The Formula 1 safety car is utilized when there is a danger on the track, such as large debris from another car, a multi-car pile-up, or if there is a car that a crane is removing. However, it is also used at the beginning of the race to lead the formation lap. Aside from the formation lap and danger resulting from an accident on the track, it is also used when there is severe weather. While Formula One drivers do continue to compete in rainy situations, the safety car will be deployed if it is raining so heavily that it is deemed unsafe for the drivers to race at full speed. When the safety car is deployed, all competitors will receive a notification stating “SAFETY CAR DEPLOYED,” the light panels around the track will show SC, and the track marshals will wave yellow flags on the side of the track.

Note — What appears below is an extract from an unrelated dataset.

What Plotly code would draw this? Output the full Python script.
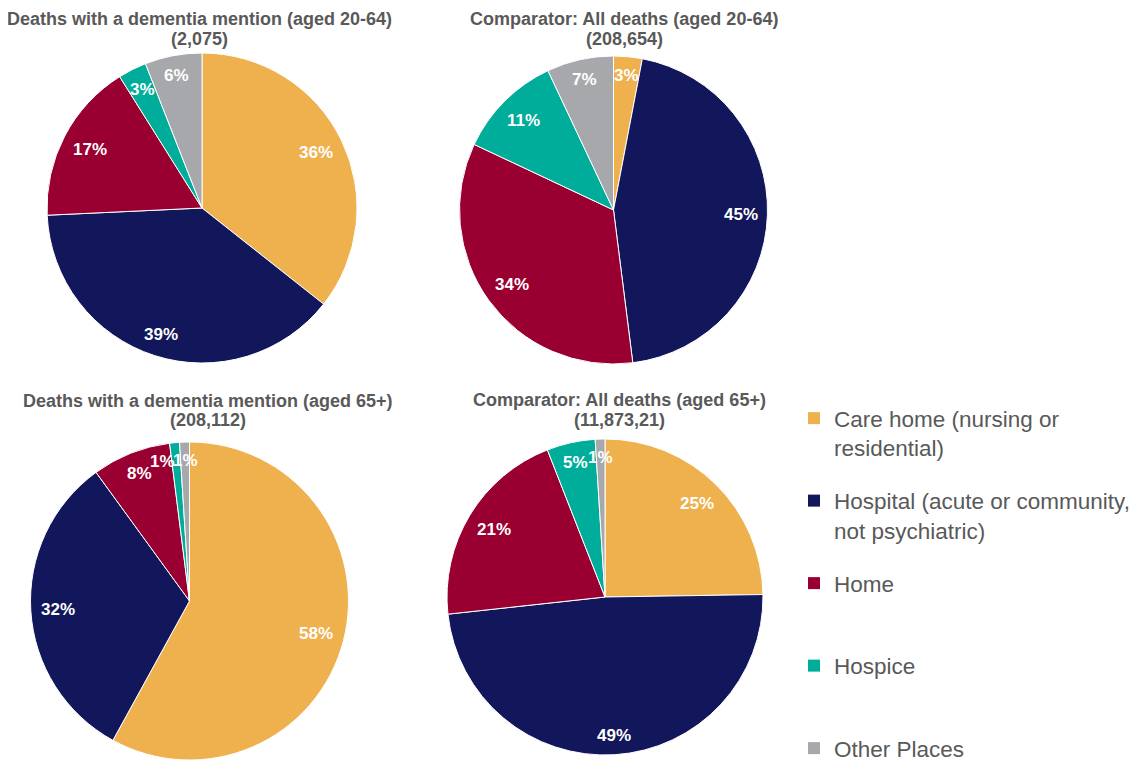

In cases where it is too dangerous for the cars to continue to stay on track, the safety car will not be utilized, and the race clerk will call a suspension of competition.
The safety car will have flashing orange lights to be easily visible to the competitors when first coming onto the track. No competitor is allowed to overtake another car once the safety car is on track. The safety car will lead them away from the dangers on track and require them to reduce their speed. While the cars are not allowed to race or pass one another, they will be allowed to pit if their team calls them in.

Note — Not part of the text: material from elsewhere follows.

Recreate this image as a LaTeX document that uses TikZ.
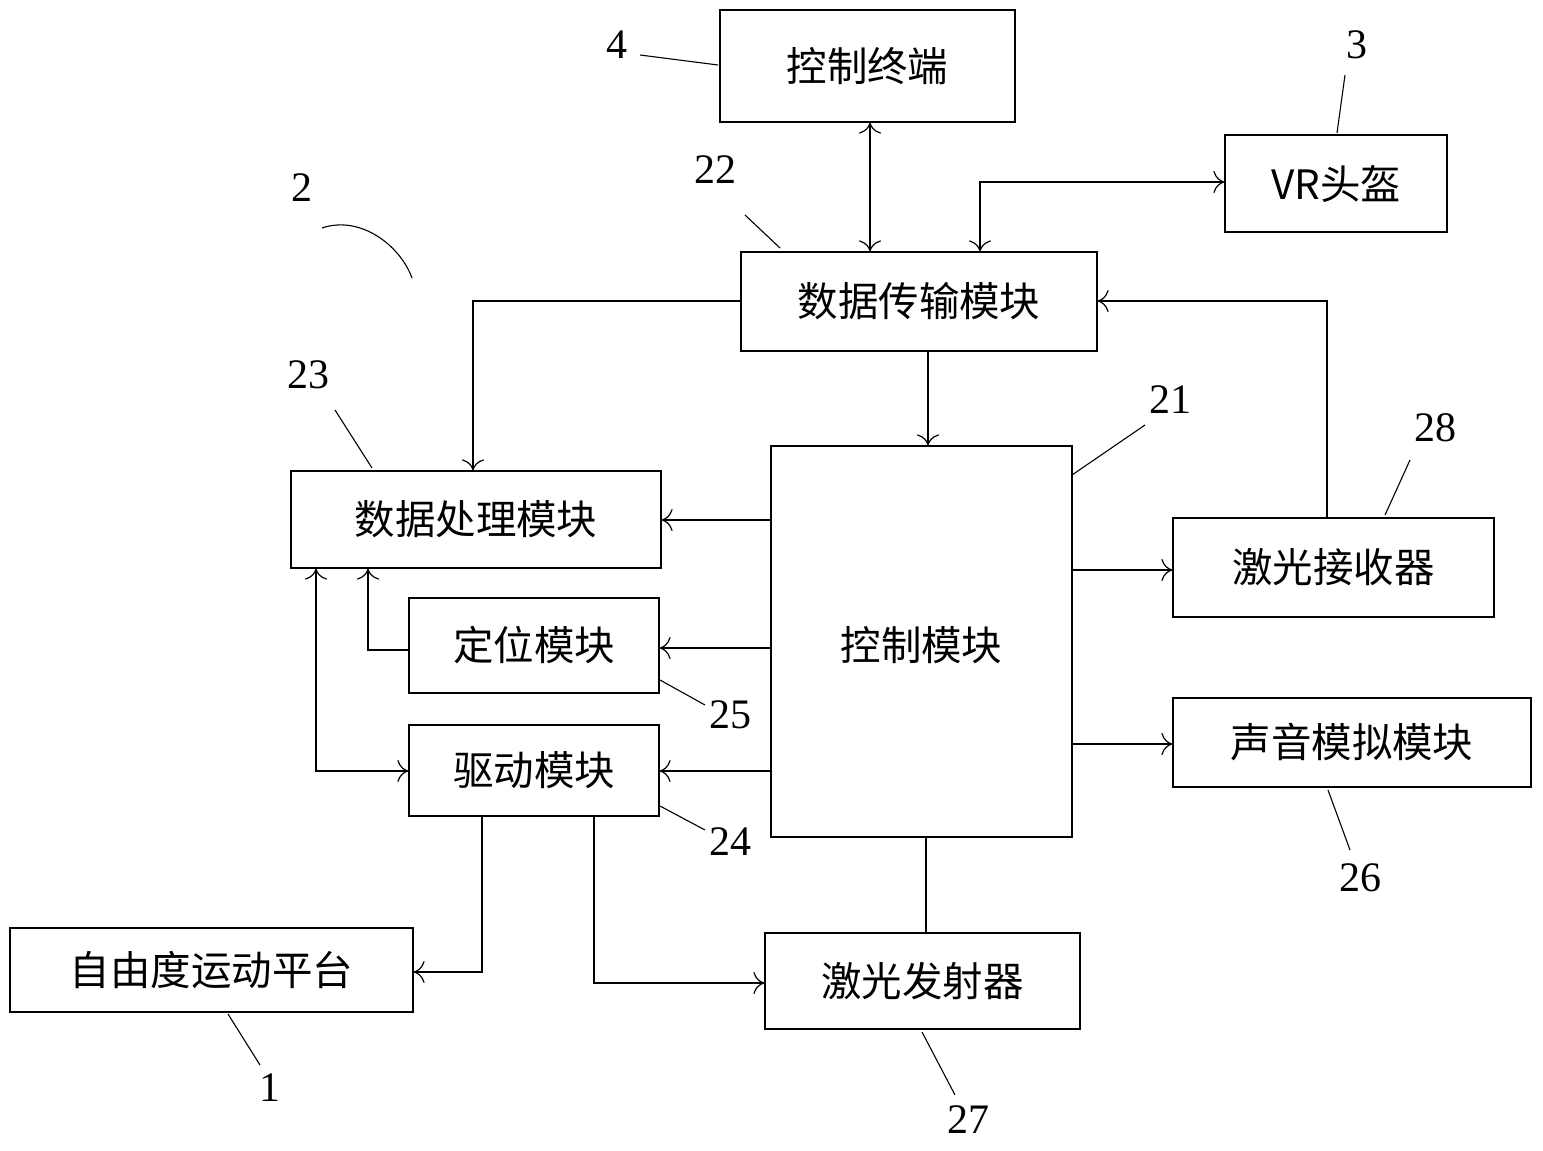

After the debris is cleared off of the track or the heavy rain has stopped, the safety car will flash a green light allowing the racers to pass it until it is driving directly in front of the race leader. This procedure allows all lapped cars to unlap themselves and line up in their respective positions behind the safety car. For example, when the safety car first comes onto the track, it may be between the number two position car and the number twenty position car. The competitor in twentieth place is allowed to pass the number two car and safety car to take up its position at the back of the pack. After all competitors have taken their positions accordingly, the safety car will switch back to the flashing orange lights and wait for race control to call it off the track.

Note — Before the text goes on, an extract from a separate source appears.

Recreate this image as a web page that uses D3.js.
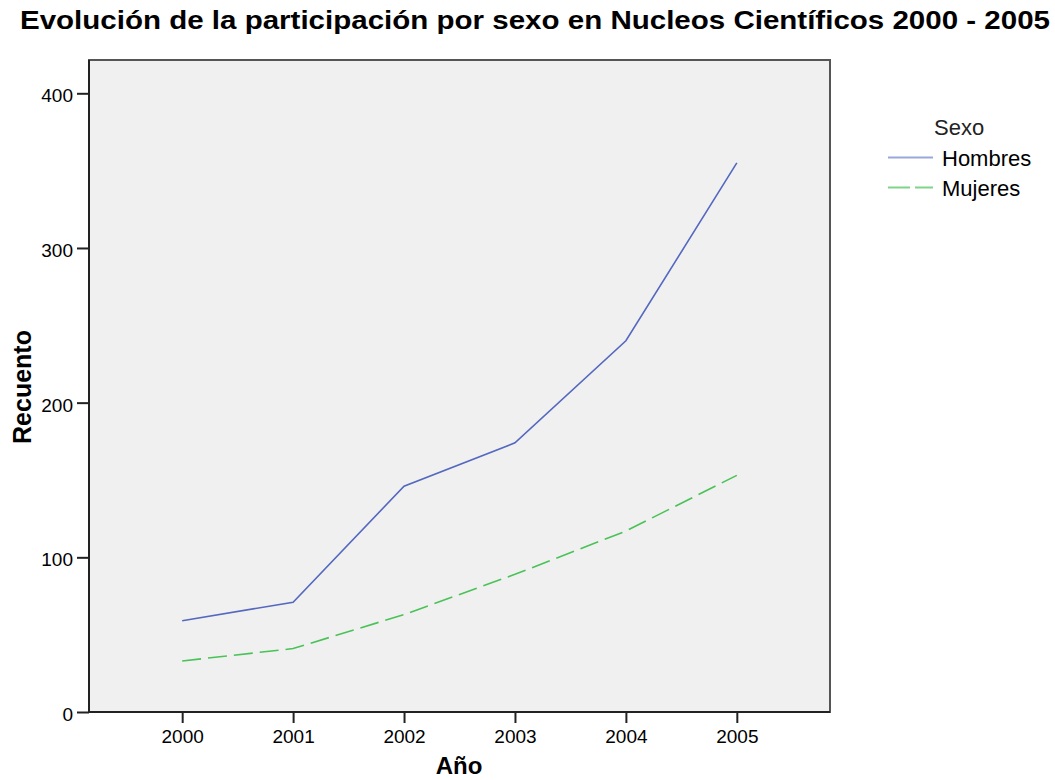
<!DOCTYPE html>
<meta charset="utf-8">
<style>
    body { margin: 0; background: #fff; }
    text { font-family: "Liberation Sans", Arial, sans-serif; fill: #000; }
    .axis path, .axis line { stroke: #222; stroke-width: 2px; }
</style>
<svg width="1055" height="780"></svg>
<script src="https://d3js.org/d3.v7.min.js"></script>
<script>

    var years = ["2000", "2001", "2002", "2003", "2004", "2005"],
        hombres = [59, 71, 146, 174, 240, 355],
        mujeres = [33, 41, 63, 89, 117, 153],
        yTicks = [0, 100, 200, 300, 400];

    var series = [
        { name: "Hombres", values: hombres, color: "#5468c0", legend: "#99a8dc", dash: null },
        { name: "Mujeres", values: mujeres, color: "#49c257", legend: "#7ed488", dash: "19,7" }
    ];

    var svg = d3.select("svg"),
        plotLeft = 89, plotRight = 830, plotTop = 60, plotBottom = 712;

    var x = d3.scalePoint().domain(years).range([plotLeft, plotRight]).padding(0.84);
    var y = d3.scaleLinear().domain([0, 400]).range([plotBottom, 93.3]);

    // plot background and frame
    svg.append("rect")
        .attr("x", plotLeft).attr("y", plotTop)
        .attr("width", plotRight - plotLeft).attr("height", plotBottom - plotTop)
        .attr("fill", "#f0f0f0")
        .attr("stroke", "#555").attr("stroke-width", 2);

    var line = d3.line()
        .x(function (d, i) { return x(years[i]); })
        .y(function (d) { return y(d); });

    svg.append("g").selectAll("path")
        .data(series)
        .enter().append("path")
        .attr("d", function (d) { return line(d.values); })
        .attr("fill", "none")
        .attr("stroke", function (d) { return d.color; })
        .attr("stroke-width", 1.6)
        .attr("stroke-dasharray", function (d) { return d.dash; });

    // axes
    svg.append("g").attr("class", "axis")
        .attr("transform", "translate(" + plotLeft + ",0)")
        .call(d3.axisLeft(y).tickValues(yTicks).tickSize(12).tickPadding(4).tickSizeOuter(0))
        .call(function (g) {
            g.select(".domain").attr("d", "M0," + plotTop + "V" + plotBottom);
            g.selectAll(".tick text").attr("font-size", 19).attr("font-family", null).attr("dy", "0.45em");
        });

    svg.append("g").attr("class", "axis")
        .attr("transform", "translate(0," + plotBottom + ")")
        .call(d3.axisBottom(x).tickSize(11).tickPadding(7).tickSizeOuter(0))
        .call(function (g) {
            g.select(".domain").attr("d", "M" + plotLeft + ",0H" + plotRight);
            g.selectAll(".tick text").attr("font-size", 19).attr("font-family", null);
        });

    // titles
    svg.append("text")
        .attr("x", 535).attr("y", 29)
        .attr("text-anchor", "middle")
        .attr("textLength", 1030).attr("lengthAdjust", "spacingAndGlyphs")
        .style("font-size", "26px").style("font-weight", "bold")
        .text("Evolución de la participación por sexo en Nucleos Científicos 2000 - 2005");

    svg.append("text")
        .attr("transform", "translate(31,387) rotate(-90)")
        .attr("text-anchor", "middle")
        .style("font-size", "25px").style("font-weight", "bold")
        .text("Recuento");

    svg.append("text")
        .attr("x", 459).attr("y", 774)
        .attr("text-anchor", "middle")
        .style("font-size", "24px").style("font-weight", "bold")
        .text("Año");

    // legend
    var legend = svg.append("g");
    legend.append("text")
        .attr("x", 934).attr("y", 135)
        .style("font-size", "22px").style("fill", "#222")
        .text("Sexo");

    var item = legend.selectAll(".item")
        .data(series)
        .enter().append("g")
        .attr("transform", function (d, i) { return "translate(0," + (157.5 + i * 30) + ")"; });

    item.append("line")
        .attr("x1", 888).attr("x2", 933)
        .attr("stroke", function (d) { return d.legend; })
        .attr("stroke-width", 2)
        .attr("stroke-dasharray", function (d) { return d.dash ? "22,5" : null; });

    item.append("text")
        .attr("x", 942).attr("y", 8)
        .style("font-size", "22px")
        .text(function (d) { return d.name; });

</script>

When a safety car is called onto the track, it can be one of the hardest and most crucial points of race strategy for all teams in the competition. As the race goes on, each team's strategy group constantly evaluates what might happen if a safety car is deployed within the next three to five laps. The first thing they need to worry about is the car's tyres. In order to function properly, Formula One tyres have to be extremely hot. As the safety car slows the entire grid down, the tyres on each car begin to cool, causing them to lose grip. Typically, this won’t be a large problem if the tyres on the car are relatively new, but if the tyres are at the end of their life span, it will be almost impossible to continue racing on them once they cool down.
The next problem that arises when a safety car is deployed is each race car’s brakes. During the laps led by the safety car, each competitor will have to be extremely cautious not to overheat their brakes. Formula One brakes are naturally cooled by the airflow created from driving fast. Once the safety car is deployed, the speed of the race is reduced by almost 60%, meaning the brakes are not getting the airflow they need to cool.
Virtual Safety Cars
Much like the physical safety car, the virtual safety car is utilized when there are dangers on track. However, these dangers are not sufficient enough to significantly slow the pace of the race, so the virtual safety car is used instead. It is deployed when small pieces of debris need to be picked up or if a car simply needs to be pushed off track. The idea of the VSC is still to slow the cars down to a safer speed while the problem on track is solved. It reduces the speed of the grid by 30%, and each car must follow a specific delta time. By maintaining a certain delta time, each car will stay the exact same distance from the position in front of it and behind it.